The Claystone Apartments, a northside Abilene home, and now, local business owner Josh Rader’s property are just a few of the recent locations for squatters. 

Rader is speaking out about his recent experience with squatters on his property. 

“Legitimately, within a two-day span it just popped up. It was a barbecue grill, two tents, and some laid out tarps,” says Rader. 

Judge Mike McAuliffe, Justice of the Peace for Precinct 1, Place 1 deals with evictions, and he says there is no way to measure if there have been more cases recently because there are several different people that handle these cases. However, he believes there is a reason why people have been noticing more incidents recently – and that reason has to do with the weather. 

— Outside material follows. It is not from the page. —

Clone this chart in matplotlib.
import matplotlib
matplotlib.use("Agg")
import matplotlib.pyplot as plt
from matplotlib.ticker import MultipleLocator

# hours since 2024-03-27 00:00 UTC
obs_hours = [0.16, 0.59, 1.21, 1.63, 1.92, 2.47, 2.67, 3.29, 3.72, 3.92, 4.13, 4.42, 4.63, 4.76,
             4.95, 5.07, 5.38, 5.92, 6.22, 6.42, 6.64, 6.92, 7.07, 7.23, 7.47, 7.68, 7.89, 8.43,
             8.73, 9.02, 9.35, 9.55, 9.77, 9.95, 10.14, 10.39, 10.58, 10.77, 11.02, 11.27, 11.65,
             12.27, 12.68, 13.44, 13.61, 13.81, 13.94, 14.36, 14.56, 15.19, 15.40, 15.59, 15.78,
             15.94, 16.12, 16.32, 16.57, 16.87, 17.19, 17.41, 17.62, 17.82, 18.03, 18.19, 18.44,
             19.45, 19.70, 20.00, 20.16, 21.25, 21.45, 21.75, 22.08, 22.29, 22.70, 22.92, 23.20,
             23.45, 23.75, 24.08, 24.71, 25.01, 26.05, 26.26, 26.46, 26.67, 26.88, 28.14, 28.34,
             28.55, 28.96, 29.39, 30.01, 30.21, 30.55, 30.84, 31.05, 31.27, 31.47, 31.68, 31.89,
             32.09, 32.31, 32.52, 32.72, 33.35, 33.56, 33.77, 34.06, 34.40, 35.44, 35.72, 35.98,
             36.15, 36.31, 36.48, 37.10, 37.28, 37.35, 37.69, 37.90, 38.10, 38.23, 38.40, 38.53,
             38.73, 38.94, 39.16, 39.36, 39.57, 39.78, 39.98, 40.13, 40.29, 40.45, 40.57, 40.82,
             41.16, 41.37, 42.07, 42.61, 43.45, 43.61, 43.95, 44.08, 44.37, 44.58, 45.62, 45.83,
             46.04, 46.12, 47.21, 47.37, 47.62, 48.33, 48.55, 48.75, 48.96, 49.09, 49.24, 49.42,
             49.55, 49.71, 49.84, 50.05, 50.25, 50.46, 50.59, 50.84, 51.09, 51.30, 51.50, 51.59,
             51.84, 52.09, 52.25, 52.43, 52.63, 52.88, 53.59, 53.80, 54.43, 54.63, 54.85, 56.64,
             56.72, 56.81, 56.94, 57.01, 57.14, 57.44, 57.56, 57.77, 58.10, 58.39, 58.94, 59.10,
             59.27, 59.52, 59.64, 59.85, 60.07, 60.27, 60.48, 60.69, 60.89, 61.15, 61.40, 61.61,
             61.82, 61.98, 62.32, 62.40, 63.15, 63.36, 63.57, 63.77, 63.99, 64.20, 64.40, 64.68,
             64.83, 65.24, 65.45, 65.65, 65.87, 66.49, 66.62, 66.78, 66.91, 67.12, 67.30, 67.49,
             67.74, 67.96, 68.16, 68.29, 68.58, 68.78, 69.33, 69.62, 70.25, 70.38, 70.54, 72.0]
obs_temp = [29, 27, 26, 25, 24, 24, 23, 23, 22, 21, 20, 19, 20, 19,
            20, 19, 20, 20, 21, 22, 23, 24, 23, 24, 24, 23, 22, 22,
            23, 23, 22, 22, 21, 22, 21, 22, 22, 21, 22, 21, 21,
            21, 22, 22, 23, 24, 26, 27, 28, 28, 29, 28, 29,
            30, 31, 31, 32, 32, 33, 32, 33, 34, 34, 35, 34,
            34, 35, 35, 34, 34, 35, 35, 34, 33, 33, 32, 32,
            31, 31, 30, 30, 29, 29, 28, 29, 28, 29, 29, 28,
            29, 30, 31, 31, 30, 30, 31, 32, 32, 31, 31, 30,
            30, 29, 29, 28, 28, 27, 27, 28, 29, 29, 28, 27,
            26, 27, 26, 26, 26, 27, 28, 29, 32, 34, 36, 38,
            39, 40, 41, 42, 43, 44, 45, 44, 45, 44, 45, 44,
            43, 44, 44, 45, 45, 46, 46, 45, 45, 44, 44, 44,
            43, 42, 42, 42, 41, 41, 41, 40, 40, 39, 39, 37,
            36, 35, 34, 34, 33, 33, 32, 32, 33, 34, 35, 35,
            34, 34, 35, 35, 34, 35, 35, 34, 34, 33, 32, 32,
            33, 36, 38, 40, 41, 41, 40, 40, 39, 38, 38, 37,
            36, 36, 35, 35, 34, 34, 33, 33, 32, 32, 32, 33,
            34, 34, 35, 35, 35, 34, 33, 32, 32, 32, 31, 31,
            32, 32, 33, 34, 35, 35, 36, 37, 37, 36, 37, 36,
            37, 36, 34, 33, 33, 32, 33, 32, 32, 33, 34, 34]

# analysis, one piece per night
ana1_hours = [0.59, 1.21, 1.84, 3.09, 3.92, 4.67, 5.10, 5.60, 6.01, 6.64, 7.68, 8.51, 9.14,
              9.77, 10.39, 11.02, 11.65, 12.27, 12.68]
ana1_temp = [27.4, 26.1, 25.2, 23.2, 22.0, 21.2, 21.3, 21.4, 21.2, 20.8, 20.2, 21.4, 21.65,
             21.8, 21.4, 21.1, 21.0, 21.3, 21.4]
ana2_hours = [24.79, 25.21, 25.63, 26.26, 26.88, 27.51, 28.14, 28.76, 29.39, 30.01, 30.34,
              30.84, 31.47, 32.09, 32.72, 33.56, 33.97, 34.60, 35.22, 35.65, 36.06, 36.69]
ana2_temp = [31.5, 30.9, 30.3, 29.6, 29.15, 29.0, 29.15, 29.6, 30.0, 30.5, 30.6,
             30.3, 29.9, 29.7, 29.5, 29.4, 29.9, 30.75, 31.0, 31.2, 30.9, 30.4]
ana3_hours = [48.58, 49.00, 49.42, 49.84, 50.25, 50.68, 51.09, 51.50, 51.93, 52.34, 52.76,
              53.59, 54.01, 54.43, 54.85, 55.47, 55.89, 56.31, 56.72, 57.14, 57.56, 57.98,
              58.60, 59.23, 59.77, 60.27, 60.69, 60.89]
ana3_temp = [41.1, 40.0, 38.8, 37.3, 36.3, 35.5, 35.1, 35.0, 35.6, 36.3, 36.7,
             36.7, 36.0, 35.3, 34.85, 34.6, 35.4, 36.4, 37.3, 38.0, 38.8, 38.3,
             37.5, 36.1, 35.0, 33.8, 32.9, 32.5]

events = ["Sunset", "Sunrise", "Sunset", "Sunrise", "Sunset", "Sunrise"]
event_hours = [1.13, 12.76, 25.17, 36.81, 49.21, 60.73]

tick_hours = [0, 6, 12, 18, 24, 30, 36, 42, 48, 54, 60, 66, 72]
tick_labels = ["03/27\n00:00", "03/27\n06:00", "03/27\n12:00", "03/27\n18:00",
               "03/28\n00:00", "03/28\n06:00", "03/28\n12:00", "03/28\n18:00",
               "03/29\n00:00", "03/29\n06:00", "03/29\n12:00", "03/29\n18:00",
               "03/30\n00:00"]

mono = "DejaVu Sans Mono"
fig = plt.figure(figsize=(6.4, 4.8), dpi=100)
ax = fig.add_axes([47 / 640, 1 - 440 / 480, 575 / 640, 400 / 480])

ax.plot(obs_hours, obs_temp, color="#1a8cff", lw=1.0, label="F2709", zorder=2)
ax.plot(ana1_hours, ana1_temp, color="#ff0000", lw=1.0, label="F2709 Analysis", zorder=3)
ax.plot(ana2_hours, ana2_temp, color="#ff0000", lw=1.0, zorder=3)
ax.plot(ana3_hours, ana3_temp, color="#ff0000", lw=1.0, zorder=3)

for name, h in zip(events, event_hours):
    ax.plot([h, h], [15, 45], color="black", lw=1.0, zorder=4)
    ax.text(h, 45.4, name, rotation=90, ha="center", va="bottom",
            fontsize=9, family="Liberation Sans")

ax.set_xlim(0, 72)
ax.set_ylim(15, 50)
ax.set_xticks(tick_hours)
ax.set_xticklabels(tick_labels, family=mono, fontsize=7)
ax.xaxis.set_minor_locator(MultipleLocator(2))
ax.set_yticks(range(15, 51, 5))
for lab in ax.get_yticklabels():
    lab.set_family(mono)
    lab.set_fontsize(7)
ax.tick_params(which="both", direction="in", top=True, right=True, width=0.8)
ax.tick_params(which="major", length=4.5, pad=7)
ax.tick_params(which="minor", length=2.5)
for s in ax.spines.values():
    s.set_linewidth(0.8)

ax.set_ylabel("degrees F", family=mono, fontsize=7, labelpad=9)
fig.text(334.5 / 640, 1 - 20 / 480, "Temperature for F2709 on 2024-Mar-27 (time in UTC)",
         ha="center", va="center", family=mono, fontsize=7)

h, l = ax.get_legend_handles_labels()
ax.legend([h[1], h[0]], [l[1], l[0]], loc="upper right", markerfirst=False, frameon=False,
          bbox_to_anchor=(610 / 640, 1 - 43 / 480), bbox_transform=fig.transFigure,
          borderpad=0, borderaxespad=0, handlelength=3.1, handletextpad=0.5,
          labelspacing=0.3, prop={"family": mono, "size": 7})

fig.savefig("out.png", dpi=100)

“It’ll be warm one day and down to the 40’s the next,” says Judge McAuliffe. “That’s pretty chilly. I think it’s just opportunity somebody may see a vacant house and think, ‘Well, I can get it there tonight and try to get some semblance of warmth.'” 

Judge McAuliffe also gave insight about getting squatters off of a landlord’s property, which is more complicated than one might think. Typically, a landlord must provide a 3-day notice before filing an eviction at the Justice of the Peace office. However, when dealing with squatters, the owner does not have to wait 3 days. 

There is another part of this process, though, that may be shocking. 

“They still have a right to appeal it, so that’s another 5 days,” says Judge McAuliffe. 

Since there is nothing on the eviction that shows the occupant is a squatter, the court has to determine that through evidence. Judge McAuliffe says some tenants can be living somewhere illegally without be considered a squatter, and that is why an occupant being a squatter is determined in court. 

“That’s where I say we go with what the law says, and we aren’t an advocate for either party,” McAuliffe explains. 

Some property owners and business owners, like Rader, say it could be a concern for their business. 

“Having that type of presence is never really good for business,” says Rader. 

However, Rader says he trusts the city to keep it under control.